Why do squids turn into kids, and why are these characters part of a world so inspired by graffiti? Why does A Link Between Worlds have an artist for a villain? Why hasn’t there been a new F-Zero game in so long? What is Doom doing in the headline?
They’re all good questions, and the answer can be found in how Nintendo creates its games. The latest episode of Game Maker’s Toolkit, which you can watch above, explores how Nintendo begins with the gameplay itself, and then moves onto the theme and story in order to justify the characters’ interaction with their world.

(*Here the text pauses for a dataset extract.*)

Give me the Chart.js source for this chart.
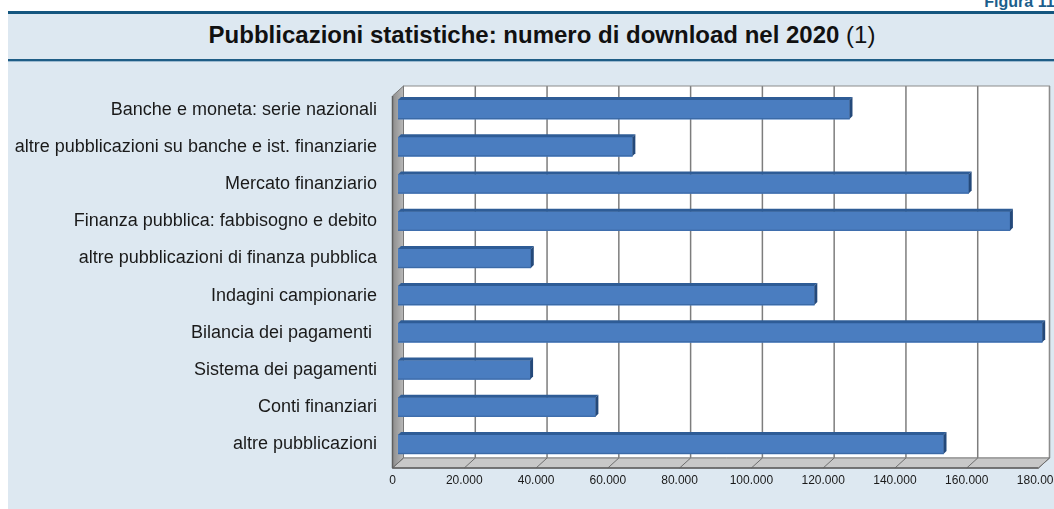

So there hasn’t been a new F-Zero because Miyamoto hasn’t found a new mechanic or interaction for the game. “What do you want that we haven’t done before?” he asked in an interview, and it’s a simple but important question. Just more racing, but with better visuals? How do you evolve those ideas?
Squids turn into kids because the idea is that characters would move in and out of ink, and spray that ink as a form of locomotion. Spraying ink on a wall felt like graffiti, and suddenly you have an aesthetic. It seems whimsical and slightly random but, by creating the game’s framing after coming up with that central interaction, Nintendo has found some interesting and unique settings for its games.
A Link Between Worlds features an evil artist because Nintendo had already come up with the idea that Link would turn into a flat painting and had to justify it in the story.
Which brings us to Doom, a game that revolves around its melee mechanic. It always comes back to the melee attack, even for health, and the melee attack is an idea you’re introduced to in the first few minutes of the game. While that idea didn’t inspire the game’s setting — we all know what Doom should look like and what the enemies should be — it focused the action in a way that felt much more pure than competing shooters. It feels great to play, and reviews were overwhelmingly positive.
This is a fascinating look at how Nintendo creates its worlds, and goes a long way to explaining why so many of its characters find themselves in such seemingly random situations. Some artist somewhere or, more likely, teams of them, had to find a some way to explain why this character interacts with the world in that manner, and the rest is history.